Adalet Bakanlığı ve TBMM Başkanlığı görevlerinde bulunan Cumhurbaşkanlığı Yüksek İstişare Kurulu Üyesi olan Mehmet Ali Şahin 2019 yerel seçimlerinde “İktidarda AK Parti olmasaydı, Türkiye’yi Erdoğan yönetmeseydi, şimdi çoktan terör devleti kurulmuş olacaktı” demişti.

Erdoğan’a göre AK Parti’den önce Türkiye’de “buzdolabı, fırın, çamaşır makinası, MR Cihazı, tomografi” yoktu, Adıyaman, Muş, Adnan Menderes havalimanları da yoktu.

AK Partili Bayraktar elbette güvenli alanda, partisinin kongresinde teşkilat mensuplarına yapıyor konuşmasını. Mesela o salonda Bayraktar’ı dinleyen parti mensupları arasından yaşı tutan birinin çıkıp “Ne diyorsun Vekilim, 25 yıldır biz iktidardayız, 50 yıl öncesi ne alaka. O yıllarda yaşanan sorunlarla bugün yaşadığımız ekonomik sorun aynı mı? Doğru 1974 ve sonrasında tüp kuyrukları vardı, vatandaş yağ, gaz, ekmek alabilmek için kuyrukta bekliyordu. Ama parası vardı. Kuyruk vardı doğru, o günkü yokluk üretim sıkıntısından, üretim modelinin doğurduğu sıkıntılardan kaynaklanıyordu. Vatandaşın alım gücü vardı. Şimdi ürün var ama vatandaşın alım gücü yok. Yağ var, tüp var, gaz var ama vatandaş bunlara ulaşamıyor, çünkü parası yok. Süt var market rafları süt dolu ama anneler çocuklarına o sütü alamıyor” deme ihtimali yok.

Biri de çıkıp “son on yılda Bulgaristan, Romanya bizi geçti, biz niye onların gerisinde kaldık?” diye sormayacak… “Niye hâlâ 2012 gelir seviyesindeyiz, enflasyon kimin kusuru?” diye de sormayacak….

O yüzden rahat rahat konuşmuş. Nasıl olsa çıkıp “ne anlatıyorsun sen, hikaye anlatma, ülkenin sorunlarına gel” diyecek kimse yok karşısında.

***

AK Partili Bayraktar’ın Kıbrıs’ta yaşadık dediği Cumhurbaşkanı Erdoğan’ın sık sık yuhalattığı o ülkemizin en çalkantılı, siyasi istikrarsızlığın tavan yaptığı o yıllara bakalım.

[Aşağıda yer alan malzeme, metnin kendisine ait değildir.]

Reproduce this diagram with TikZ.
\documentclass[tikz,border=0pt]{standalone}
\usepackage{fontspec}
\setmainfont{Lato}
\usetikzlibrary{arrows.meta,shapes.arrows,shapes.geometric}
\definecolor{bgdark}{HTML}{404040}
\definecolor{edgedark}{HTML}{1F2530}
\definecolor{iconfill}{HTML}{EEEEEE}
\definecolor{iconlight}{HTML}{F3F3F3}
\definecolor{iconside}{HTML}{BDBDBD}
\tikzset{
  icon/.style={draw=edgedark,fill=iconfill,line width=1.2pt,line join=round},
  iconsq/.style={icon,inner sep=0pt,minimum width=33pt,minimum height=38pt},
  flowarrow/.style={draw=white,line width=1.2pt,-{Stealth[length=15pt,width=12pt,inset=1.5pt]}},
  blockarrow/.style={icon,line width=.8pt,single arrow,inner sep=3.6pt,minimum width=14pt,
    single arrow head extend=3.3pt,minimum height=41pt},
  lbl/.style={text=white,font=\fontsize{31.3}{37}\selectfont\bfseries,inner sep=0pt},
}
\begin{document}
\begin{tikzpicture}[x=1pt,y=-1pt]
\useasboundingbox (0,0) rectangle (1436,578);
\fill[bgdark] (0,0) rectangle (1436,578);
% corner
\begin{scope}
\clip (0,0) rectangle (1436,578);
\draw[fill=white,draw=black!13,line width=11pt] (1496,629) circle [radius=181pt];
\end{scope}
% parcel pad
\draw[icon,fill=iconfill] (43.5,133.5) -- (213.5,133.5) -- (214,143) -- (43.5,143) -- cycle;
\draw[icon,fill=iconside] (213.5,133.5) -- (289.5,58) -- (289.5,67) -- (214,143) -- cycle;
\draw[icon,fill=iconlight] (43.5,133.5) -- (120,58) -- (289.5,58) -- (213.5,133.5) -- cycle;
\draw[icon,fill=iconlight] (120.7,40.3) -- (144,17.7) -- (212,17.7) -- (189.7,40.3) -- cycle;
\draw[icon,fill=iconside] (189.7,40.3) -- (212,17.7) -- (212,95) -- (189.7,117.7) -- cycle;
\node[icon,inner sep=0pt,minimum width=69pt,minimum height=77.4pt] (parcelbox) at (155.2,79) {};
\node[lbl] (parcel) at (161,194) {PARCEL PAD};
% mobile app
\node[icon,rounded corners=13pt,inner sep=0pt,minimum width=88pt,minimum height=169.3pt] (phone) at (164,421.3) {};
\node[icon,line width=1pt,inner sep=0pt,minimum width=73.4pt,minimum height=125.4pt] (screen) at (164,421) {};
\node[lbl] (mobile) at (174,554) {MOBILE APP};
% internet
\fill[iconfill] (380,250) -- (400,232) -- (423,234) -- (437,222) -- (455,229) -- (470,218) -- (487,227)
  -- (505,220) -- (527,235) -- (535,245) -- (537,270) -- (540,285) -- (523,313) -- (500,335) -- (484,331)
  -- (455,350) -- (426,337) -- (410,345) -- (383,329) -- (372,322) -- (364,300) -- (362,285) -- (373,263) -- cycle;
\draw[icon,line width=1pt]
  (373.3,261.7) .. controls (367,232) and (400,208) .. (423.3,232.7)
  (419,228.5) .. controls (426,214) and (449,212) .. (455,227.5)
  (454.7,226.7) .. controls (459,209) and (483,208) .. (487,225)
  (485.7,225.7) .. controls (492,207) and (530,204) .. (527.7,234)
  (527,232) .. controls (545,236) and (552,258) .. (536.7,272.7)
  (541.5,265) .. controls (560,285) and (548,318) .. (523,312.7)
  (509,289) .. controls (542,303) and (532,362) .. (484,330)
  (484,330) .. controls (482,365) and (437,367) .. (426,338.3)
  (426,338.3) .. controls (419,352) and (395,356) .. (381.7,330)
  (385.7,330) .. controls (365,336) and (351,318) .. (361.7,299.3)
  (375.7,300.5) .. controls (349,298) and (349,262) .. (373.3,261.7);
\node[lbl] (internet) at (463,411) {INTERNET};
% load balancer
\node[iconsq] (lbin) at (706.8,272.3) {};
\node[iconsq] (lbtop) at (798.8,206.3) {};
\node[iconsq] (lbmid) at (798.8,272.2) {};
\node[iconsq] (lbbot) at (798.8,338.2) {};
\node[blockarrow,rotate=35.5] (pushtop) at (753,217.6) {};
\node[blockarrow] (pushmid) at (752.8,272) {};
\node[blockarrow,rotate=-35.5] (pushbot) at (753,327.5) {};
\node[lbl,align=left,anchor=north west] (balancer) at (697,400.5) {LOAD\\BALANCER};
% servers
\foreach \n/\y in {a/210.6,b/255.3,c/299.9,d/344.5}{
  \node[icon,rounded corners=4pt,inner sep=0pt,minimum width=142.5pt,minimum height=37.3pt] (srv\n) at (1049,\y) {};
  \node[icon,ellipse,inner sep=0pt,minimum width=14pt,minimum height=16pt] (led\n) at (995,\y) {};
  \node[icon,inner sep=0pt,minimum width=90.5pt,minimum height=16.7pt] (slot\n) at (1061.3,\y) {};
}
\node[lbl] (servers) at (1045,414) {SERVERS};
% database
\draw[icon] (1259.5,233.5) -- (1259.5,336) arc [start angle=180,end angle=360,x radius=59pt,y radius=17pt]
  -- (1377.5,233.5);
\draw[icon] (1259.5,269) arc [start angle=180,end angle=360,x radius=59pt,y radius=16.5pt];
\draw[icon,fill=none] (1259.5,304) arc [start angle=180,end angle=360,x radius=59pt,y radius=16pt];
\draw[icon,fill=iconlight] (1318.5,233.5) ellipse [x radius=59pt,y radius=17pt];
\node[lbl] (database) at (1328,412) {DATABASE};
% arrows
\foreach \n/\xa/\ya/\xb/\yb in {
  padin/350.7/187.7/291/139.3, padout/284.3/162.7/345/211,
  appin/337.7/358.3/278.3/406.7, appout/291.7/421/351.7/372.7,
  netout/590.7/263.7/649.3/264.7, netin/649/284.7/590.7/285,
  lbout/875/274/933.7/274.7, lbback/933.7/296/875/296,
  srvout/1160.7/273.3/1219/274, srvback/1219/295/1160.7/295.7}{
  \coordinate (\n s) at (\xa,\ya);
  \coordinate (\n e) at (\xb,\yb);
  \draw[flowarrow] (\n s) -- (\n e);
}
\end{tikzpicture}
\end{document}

Mesela 1970 yılında asgari ücret 585 lira ve bir işçi bir ayda 30 çeyrek altın satın alabiliyor. 1971 yılında asgari ücret 585 lira, 20 çeyrek altın alınabiliyor. 1973 yılı asgari ücret 750 lira 11 çeyrek altın alınabiliyor.

1975 yılı, ekonomik krizin tavan yaptığı dönem, asgari ücret ayı çeyrek altın sayısı 10’a düşmüş. 1976 yılında asgari ücret 800 lira ve bir işçi 14 çeyrek altın alabiliyor.

1977 yılında Erdoğan’ın en çok yuhalattığı Ecevit Hükümeti dönemi yine asgari ücretle 14 çeyrek altın alınabiliyor. 1978 yılında değişmiyor 14 çeyrek altın.
Peki bugün durum ne? 22 yıldır ülkeyi AK Parti yönetiyor, yani siyasi istikrar var ülkemizde. Bugün asgari ücretle bir işçi kaç çeyrek altın alabiliyor? 3 çeyrek altın.

Ülkemizin en çalkantılı döneminde olmayan askıda ekmek uygulamasına AK Parti iktidarı döneminde hem de ülkenin ekonomisini uçuracağı vaadiyle getirilen CB hükümet döneminde geçildi.

Milletvekili maaşını yetersiz bulan ve kaç yerden maaş alan AK Partili Lütfi Bayraktar çıkıyor ve hiç mahcup falan olmadan vatandaşa AK Parti olmasaydı ekmek bulamazdınız hamaseti yapıyor.